Generally, expert advisers counsel against teaching about the Holocaust by having students do exercises that re-create the experience. Role-play activities can reinforce negative views, stereotype group behavior and are pedagogically unsound, according to the Anti-Defamation League.
Yet some teachers leading classes on the Shoah have used such techniques, including re-creating the experience of being transported in cattle cars by having students cram into a small space, or holding the better-known “blue eyes-brown eyes” activity, with the teacher giving fewer privileges to the students with brown eyes.
Two weeks ago, a class at Santa Monica High School was asked to participate in an exercise in which students were instructed to create propaganda posters and campaign speeches on behalf of the Nazis, and to present their material to the class.
“Your job is to get people to join your organization,” the assignment stated.
Shannon Halley-Cox, a ninth-grade social studies teacher, gave the assignment to about 40 students during an April 12 class as part of the freshman seminar standards, which encourages students to “confront the complexities of history” by analyzing such topics as the Holocaust, the American eugenics movement and racial tensions in Los Angeles, according to the Santa Monica High Web site. Santa Monica High School, one of three high schools in the Santa Monica-Malibu Unified School District, has a student population of 3,100 in grades nine through 12.
This assignment — first reported on lukeford.net, a blog by Luke Ford that focuses on the Los Angeles Jewish community — echoes an incident that had occurred earlier this month at a high school in Albany, N.Y. There, an English teacher instructed students to write essays convincing the Third Reich of their loyalty by arguing why Jews are evil, based on Nazi propaganda.
According to The New York Times, which reported on the incident, the Albany high school teacher is facing disciplinary action.
The Santa Monica High case prompted the teacher, Halley-Cox, to apologize to Ethan Milius, the parent of a student who complained about the assignment.

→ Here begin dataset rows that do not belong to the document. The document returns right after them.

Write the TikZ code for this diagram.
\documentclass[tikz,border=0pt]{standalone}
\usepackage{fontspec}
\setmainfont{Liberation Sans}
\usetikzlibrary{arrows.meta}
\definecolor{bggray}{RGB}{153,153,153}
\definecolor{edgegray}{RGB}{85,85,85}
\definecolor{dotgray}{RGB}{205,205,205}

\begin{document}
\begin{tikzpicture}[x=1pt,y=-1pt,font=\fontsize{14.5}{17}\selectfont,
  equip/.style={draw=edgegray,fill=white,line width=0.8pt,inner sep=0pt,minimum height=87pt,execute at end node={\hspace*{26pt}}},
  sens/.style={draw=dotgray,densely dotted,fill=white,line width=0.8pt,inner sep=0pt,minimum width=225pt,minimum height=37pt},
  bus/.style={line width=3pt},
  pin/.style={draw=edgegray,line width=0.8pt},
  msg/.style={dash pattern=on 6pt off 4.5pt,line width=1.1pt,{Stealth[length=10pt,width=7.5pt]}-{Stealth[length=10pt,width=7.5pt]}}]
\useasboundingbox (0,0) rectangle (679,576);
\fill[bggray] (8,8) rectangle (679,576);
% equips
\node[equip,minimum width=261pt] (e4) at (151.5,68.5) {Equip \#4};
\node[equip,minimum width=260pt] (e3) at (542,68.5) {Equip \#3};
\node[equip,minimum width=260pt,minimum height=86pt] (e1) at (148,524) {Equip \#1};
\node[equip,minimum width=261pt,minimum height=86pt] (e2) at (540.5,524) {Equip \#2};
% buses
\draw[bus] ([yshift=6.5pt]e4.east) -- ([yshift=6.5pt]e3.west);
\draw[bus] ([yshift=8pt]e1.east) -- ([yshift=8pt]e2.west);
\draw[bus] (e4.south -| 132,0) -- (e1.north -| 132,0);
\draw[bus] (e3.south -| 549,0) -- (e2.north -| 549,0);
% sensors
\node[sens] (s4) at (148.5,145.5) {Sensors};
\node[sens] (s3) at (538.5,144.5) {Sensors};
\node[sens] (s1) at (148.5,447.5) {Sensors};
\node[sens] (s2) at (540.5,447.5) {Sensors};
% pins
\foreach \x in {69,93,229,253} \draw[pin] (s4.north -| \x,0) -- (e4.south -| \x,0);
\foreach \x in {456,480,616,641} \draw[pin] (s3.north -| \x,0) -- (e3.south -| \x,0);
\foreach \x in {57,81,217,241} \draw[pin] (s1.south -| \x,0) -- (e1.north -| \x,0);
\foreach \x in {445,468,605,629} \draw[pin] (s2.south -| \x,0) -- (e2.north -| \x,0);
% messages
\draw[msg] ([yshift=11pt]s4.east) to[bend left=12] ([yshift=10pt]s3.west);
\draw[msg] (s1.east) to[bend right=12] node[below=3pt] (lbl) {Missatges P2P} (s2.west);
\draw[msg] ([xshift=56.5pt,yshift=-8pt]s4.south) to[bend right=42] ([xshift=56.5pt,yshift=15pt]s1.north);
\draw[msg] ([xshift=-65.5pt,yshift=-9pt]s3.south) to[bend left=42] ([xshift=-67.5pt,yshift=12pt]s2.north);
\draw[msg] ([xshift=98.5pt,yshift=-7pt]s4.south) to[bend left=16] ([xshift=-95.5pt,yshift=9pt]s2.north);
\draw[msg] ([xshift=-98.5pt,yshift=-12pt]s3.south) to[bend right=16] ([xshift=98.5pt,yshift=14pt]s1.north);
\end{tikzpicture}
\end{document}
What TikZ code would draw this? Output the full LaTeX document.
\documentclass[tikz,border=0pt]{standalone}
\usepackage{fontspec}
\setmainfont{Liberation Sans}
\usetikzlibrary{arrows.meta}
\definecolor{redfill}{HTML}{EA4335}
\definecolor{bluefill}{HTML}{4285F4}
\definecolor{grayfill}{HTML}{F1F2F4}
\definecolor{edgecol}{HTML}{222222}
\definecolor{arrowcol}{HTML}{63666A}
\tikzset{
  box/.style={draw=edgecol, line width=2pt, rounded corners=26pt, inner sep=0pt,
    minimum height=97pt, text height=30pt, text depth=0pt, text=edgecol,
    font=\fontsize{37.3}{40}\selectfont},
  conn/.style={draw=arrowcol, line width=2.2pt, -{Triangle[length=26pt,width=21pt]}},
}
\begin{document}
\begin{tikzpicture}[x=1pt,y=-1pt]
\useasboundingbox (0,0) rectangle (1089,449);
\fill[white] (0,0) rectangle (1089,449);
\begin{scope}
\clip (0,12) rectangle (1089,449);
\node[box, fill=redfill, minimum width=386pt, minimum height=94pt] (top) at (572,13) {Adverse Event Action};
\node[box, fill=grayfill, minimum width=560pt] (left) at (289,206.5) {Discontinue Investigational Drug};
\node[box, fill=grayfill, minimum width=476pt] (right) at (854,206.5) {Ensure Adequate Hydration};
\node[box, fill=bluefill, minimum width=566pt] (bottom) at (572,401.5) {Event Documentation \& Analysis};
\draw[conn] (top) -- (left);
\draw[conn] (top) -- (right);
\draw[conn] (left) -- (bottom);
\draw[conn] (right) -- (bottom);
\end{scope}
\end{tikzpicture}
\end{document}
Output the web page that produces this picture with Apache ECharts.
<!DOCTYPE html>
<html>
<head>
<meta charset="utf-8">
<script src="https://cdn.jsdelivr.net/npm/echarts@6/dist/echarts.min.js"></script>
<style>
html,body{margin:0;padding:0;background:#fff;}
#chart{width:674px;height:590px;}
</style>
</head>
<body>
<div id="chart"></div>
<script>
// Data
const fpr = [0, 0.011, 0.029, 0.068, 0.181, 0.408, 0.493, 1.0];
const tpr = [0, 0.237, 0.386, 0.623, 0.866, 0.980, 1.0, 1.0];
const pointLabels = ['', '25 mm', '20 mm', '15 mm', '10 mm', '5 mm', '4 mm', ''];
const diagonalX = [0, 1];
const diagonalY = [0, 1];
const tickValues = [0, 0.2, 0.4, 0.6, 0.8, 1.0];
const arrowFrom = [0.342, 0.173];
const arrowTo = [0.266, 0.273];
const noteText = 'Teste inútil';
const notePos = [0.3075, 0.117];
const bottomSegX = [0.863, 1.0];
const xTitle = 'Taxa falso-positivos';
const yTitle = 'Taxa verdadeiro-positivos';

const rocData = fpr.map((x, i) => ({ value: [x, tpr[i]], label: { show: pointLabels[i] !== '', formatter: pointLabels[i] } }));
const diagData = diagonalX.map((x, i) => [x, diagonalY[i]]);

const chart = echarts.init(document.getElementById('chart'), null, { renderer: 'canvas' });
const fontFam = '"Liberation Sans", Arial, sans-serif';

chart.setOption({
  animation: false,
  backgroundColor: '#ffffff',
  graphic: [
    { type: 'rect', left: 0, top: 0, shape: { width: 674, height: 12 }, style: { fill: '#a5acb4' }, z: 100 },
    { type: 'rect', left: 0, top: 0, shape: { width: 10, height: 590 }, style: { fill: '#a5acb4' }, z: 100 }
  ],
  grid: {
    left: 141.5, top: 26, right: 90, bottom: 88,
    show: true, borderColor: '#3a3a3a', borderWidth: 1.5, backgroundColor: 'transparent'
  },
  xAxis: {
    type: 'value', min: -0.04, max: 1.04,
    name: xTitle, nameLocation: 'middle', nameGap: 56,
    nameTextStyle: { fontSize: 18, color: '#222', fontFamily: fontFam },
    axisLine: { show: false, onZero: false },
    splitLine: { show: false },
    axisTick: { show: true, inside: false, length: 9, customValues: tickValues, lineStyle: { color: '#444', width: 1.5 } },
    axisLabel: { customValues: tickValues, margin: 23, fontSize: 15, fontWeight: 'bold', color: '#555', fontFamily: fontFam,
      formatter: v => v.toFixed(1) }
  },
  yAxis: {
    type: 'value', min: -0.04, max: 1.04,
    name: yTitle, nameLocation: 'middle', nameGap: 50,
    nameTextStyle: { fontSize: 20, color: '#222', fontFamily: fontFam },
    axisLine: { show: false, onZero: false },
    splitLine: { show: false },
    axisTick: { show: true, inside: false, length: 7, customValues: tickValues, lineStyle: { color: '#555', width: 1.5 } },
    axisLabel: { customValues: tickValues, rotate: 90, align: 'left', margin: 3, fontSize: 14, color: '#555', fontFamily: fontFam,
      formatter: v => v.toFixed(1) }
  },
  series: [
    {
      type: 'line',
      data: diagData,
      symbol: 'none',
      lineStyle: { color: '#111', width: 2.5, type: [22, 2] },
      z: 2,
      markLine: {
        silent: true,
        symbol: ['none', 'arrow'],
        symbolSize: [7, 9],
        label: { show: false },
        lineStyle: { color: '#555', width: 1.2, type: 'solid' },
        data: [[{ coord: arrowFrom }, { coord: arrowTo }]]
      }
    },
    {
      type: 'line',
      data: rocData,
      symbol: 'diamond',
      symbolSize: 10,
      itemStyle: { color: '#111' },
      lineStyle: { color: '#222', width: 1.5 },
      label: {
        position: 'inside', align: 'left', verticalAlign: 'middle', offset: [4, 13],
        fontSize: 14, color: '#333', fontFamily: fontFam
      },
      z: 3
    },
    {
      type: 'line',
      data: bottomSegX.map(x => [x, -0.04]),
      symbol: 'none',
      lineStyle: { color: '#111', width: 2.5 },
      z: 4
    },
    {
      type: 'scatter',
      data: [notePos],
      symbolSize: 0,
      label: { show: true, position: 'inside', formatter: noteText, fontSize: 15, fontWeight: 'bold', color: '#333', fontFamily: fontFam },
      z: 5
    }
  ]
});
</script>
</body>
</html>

Milius e-mailed the Journal copies of the assignment and the apology.
Terry Deloria, assistant superintendent to the Santa Monica-Malibu Unified School District, said Halley-Cox’s “assignment specifically prohibited students from using any negative words about those that were persecuted or words that would promote violence or hatred.” Deloria denied that “students [were] asked to act out, role play or simulate being a part of these groups.”
By having students create their own Nazi propaganda, Halley-Cox sought to answer the question of why Germans in the 1930s were either bystanders or sympathizers to Nazi atrocities, the teacher explained in an e-mail exchange with Milius.
“The point of the assignment is to answer the question, ‘How could German citizens sit back and let the Holocaust happen?’ ” Halley-Cox wrote in an e-mail.
Milius’ daughter, Stephanie, is Jewish and a student in the seminar class where the assignment was given. Milius said that he understands the teacher’s intentions, but he does not think the assignment accomplished its stated purpose.
“What possible lesson does an impressionable 15-year-old derive from pretending to be a Nazi German and telling her fellow students to pretend to have racist beliefs that resulted in the deaths of millions of Jews?” he said in an interview with the Journal. “There’s nothing you can learn from that.”
Next year, students in the school’s freshman seminar class won’t be developing their own propaganda, Deloria says. “Upon reflection, the freshman seminar teacher team feels they can accomplish the same learning outcomes next year by having students view primary sources of historical propaganda,” Deloria said.